= TASK REQUIREMENTS =
Pictures excluded, return the lines below from the first through the line holding "const errNegHigh = [1.56, 1.52, 1.58, 1.55];".

= GIVEN INFORMATION =
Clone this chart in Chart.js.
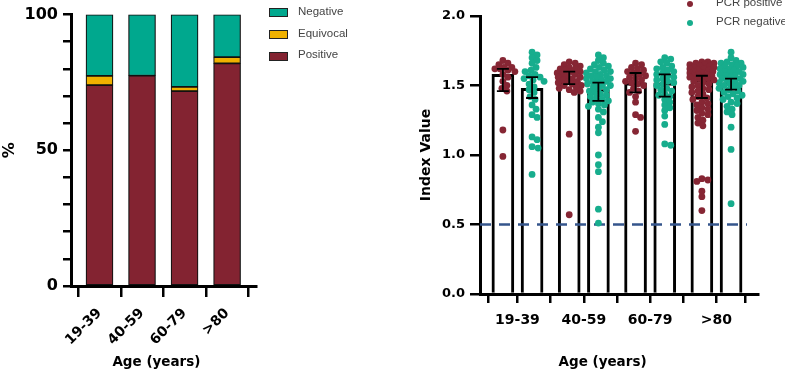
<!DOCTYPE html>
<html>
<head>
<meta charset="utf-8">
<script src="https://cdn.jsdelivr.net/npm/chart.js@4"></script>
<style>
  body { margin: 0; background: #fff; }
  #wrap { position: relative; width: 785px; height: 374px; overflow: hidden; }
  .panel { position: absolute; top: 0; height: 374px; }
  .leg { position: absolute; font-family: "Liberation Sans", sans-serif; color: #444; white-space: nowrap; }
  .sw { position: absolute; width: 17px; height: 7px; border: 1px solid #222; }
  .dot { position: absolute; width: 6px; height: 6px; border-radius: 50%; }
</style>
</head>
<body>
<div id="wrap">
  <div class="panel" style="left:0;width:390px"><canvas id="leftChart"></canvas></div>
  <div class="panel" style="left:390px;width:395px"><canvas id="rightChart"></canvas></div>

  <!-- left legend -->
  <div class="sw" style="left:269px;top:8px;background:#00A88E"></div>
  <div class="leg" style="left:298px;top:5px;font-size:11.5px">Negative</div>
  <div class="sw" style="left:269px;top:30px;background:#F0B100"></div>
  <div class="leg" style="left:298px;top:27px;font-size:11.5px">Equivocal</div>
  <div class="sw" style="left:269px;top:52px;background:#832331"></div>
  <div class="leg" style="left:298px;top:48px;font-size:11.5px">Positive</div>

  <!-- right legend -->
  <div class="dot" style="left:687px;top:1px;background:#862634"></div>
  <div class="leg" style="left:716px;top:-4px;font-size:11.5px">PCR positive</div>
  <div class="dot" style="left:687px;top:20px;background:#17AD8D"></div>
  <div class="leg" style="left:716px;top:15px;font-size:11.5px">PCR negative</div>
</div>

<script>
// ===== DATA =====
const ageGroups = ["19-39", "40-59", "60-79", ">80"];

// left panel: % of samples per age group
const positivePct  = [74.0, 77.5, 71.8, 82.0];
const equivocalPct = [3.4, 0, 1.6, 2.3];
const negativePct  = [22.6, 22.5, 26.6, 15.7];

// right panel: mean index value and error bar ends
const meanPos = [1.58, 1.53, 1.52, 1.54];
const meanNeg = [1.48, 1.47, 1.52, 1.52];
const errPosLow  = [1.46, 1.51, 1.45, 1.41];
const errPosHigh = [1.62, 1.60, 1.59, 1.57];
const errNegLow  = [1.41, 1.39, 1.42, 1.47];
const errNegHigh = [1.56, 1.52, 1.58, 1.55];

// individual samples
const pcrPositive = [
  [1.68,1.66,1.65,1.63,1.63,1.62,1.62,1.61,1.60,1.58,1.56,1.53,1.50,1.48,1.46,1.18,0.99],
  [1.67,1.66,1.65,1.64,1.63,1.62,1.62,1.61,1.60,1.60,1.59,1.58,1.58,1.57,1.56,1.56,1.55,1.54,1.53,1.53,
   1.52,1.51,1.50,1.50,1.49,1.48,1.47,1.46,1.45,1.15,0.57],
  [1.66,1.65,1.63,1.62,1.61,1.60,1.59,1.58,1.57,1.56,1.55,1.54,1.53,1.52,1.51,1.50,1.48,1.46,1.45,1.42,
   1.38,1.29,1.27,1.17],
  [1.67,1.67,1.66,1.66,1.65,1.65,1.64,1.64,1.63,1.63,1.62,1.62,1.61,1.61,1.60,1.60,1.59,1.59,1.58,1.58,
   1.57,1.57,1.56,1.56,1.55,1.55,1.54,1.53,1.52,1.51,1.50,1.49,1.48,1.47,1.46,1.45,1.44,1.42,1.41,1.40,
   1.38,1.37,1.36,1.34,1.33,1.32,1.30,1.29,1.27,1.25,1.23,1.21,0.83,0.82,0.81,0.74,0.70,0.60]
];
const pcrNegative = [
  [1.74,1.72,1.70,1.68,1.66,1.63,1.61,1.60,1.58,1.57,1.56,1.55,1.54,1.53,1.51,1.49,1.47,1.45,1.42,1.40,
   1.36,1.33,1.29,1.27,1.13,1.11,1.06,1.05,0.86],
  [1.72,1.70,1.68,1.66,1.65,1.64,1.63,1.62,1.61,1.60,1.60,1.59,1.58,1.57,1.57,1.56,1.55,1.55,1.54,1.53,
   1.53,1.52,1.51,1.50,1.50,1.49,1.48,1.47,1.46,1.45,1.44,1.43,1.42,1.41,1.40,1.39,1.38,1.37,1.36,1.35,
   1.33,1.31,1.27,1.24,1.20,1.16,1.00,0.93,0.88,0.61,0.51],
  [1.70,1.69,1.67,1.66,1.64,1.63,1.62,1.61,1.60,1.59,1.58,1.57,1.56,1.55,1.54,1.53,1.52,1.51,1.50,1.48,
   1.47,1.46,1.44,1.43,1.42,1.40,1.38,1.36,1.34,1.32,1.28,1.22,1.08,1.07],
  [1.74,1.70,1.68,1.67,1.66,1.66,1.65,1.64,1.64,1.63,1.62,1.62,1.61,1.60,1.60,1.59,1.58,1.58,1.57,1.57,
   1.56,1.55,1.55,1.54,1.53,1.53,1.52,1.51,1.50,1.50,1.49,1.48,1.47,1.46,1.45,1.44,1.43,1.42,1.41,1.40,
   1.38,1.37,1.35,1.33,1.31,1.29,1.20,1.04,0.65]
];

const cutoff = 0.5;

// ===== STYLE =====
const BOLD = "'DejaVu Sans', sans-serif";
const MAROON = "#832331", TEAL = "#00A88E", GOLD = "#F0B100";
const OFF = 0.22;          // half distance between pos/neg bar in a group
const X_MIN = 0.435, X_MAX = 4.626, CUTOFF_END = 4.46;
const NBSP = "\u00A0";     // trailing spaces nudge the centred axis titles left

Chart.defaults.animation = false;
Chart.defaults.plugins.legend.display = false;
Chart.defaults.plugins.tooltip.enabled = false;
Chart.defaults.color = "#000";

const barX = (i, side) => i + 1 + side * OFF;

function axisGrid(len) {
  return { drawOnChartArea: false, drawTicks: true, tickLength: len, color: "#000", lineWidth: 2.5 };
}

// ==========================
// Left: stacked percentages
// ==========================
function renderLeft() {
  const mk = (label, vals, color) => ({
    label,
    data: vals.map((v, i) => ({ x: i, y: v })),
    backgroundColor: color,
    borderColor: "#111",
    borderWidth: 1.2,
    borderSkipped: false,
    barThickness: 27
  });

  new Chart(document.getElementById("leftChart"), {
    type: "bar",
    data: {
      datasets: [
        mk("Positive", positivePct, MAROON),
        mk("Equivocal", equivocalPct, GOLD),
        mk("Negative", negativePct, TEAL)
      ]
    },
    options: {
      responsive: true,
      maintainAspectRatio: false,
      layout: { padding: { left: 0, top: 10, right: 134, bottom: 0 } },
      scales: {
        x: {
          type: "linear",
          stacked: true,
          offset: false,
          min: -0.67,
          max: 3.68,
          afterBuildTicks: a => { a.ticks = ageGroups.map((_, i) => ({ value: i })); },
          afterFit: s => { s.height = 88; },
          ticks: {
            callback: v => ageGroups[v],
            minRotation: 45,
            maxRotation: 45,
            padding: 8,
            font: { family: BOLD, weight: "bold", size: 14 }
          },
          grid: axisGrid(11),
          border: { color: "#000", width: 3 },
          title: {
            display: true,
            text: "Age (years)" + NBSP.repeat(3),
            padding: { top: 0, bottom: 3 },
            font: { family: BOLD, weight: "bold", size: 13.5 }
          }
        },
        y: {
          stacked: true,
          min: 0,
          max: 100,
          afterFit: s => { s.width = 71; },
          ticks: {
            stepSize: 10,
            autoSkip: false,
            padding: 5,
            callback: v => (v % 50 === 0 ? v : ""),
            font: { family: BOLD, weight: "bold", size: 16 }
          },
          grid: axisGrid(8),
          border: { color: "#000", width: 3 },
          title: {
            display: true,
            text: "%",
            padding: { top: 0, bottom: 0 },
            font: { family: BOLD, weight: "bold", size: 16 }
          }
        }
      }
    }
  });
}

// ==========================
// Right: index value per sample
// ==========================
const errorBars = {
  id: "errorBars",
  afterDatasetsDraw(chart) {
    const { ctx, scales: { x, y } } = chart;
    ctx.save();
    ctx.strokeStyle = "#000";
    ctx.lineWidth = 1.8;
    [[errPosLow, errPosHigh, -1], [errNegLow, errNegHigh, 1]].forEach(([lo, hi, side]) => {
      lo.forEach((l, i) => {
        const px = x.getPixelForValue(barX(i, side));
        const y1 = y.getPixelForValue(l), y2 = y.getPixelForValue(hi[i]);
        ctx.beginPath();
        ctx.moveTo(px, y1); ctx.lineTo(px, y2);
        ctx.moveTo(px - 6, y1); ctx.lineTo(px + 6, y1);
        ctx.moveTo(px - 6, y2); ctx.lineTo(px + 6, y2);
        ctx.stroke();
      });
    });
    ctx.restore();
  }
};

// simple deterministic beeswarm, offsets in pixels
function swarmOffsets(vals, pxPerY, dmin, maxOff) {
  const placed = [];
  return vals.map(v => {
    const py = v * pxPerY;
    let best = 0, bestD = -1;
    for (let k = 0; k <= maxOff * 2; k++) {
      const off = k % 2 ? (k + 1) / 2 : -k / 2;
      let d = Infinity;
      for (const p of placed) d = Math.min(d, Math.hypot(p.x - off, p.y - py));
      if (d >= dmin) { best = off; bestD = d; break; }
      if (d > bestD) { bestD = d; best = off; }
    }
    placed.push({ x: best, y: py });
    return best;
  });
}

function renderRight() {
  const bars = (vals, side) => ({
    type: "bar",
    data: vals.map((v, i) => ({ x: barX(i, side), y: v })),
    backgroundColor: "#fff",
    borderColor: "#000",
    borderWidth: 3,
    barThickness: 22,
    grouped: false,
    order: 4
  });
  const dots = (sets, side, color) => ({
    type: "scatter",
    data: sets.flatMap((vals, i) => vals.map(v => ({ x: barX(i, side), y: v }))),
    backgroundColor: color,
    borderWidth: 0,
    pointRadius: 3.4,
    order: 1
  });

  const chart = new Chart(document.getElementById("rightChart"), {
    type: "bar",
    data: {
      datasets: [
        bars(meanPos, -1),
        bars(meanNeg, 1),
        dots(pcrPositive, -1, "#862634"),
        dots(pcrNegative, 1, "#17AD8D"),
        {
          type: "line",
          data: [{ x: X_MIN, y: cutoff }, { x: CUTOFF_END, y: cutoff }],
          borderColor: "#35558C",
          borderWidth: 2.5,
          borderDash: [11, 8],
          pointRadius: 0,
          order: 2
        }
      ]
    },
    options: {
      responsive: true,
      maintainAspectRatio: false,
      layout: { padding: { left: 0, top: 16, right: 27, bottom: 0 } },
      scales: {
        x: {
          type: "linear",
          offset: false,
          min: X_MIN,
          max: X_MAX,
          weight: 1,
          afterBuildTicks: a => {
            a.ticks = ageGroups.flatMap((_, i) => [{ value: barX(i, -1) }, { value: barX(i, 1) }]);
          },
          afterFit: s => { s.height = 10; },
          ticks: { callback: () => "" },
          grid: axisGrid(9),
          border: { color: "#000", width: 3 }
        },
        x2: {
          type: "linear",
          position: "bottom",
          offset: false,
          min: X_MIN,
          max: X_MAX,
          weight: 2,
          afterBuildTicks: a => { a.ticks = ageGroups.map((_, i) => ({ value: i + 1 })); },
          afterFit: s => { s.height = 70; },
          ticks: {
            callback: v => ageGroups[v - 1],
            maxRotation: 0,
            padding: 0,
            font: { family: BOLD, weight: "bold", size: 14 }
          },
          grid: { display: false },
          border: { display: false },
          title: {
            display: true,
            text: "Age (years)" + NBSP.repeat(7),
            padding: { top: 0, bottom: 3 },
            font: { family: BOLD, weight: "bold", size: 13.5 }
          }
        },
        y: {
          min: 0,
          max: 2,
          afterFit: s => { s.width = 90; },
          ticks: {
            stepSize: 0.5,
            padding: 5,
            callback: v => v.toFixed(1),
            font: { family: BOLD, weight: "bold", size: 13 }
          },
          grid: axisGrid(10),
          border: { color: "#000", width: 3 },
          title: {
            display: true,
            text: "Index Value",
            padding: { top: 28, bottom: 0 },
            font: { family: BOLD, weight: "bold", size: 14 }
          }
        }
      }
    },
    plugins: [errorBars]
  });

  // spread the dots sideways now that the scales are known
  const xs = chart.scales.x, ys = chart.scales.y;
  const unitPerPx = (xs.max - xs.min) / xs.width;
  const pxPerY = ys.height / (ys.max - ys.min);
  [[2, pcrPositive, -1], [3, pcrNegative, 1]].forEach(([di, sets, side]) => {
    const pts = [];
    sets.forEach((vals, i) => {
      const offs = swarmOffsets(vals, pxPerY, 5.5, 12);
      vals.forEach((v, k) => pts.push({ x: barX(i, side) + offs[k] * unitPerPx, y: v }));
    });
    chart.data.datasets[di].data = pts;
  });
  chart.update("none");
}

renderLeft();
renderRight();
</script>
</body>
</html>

= TASK OUTPUT =
Clone this chart in Chart.js.
<!DOCTYPE html>
<html>
<head>
<meta charset="utf-8">
<script src="https://cdn.jsdelivr.net/npm/chart.js@4"></script>
<style>
  body { margin: 0; background: #fff; }
  #wrap { position: relative; width: 785px; height: 374px; overflow: hidden; }
  .panel { position: absolute; top: 0; height: 374px; }
  .leg { position: absolute; font-family: "Liberation Sans", sans-serif; color: #444; white-space: nowrap; }
  .sw { position: absolute; width: 17px; height: 7px; border: 1px solid #222; }
  .dot { position: absolute; width: 6px; height: 6px; border-radius: 50%; }
</style>
</head>
<body>
<div id="wrap">
  <div class="panel" style="left:0;width:390px"><canvas id="leftChart"></canvas></div>
  <div class="panel" style="left:390px;width:395px"><canvas id="rightChart"></canvas></div>

  <!-- left legend -->
  <div class="sw" style="left:269px;top:8px;background:#00A88E"></div>
  <div class="leg" style="left:298px;top:5px;font-size:11.5px">Negative</div>
  <div class="sw" style="left:269px;top:30px;background:#F0B100"></div>
  <div class="leg" style="left:298px;top:27px;font-size:11.5px">Equivocal</div>
  <div class="sw" style="left:269px;top:52px;background:#832331"></div>
  <div class="leg" style="left:298px;top:48px;font-size:11.5px">Positive</div>

  <!-- right legend -->
  <div class="dot" style="left:687px;top:1px;background:#862634"></div>
  <div class="leg" style="left:716px;top:-4px;font-size:11.5px">PCR positive</div>
  <div class="dot" style="left:687px;top:20px;background:#17AD8D"></div>
  <div class="leg" style="left:716px;top:15px;font-size:11.5px">PCR negative</div>
</div>

<script>
// ===== DATA =====
const ageGroups = ["19-39", "40-59", "60-79", ">80"];

// left panel: % of samples per age group
const positivePct  = [74.0, 77.5, 71.8, 82.0];
const equivocalPct = [3.4, 0, 1.6, 2.3];
const negativePct  = [22.6, 22.5, 26.6, 15.7];

// right panel: mean index value and error bar ends
const meanPos = [1.58, 1.53, 1.52, 1.54];
const meanNeg = [1.48, 1.47, 1.52, 1.52];
const errPosLow  = [1.46, 1.51, 1.45, 1.41];
const errPosHigh = [1.62, 1.60, 1.59, 1.57];
const errNegLow  = [1.41, 1.39, 1.42, 1.47];
const errNegHigh = [1.56, 1.52, 1.58, 1.55];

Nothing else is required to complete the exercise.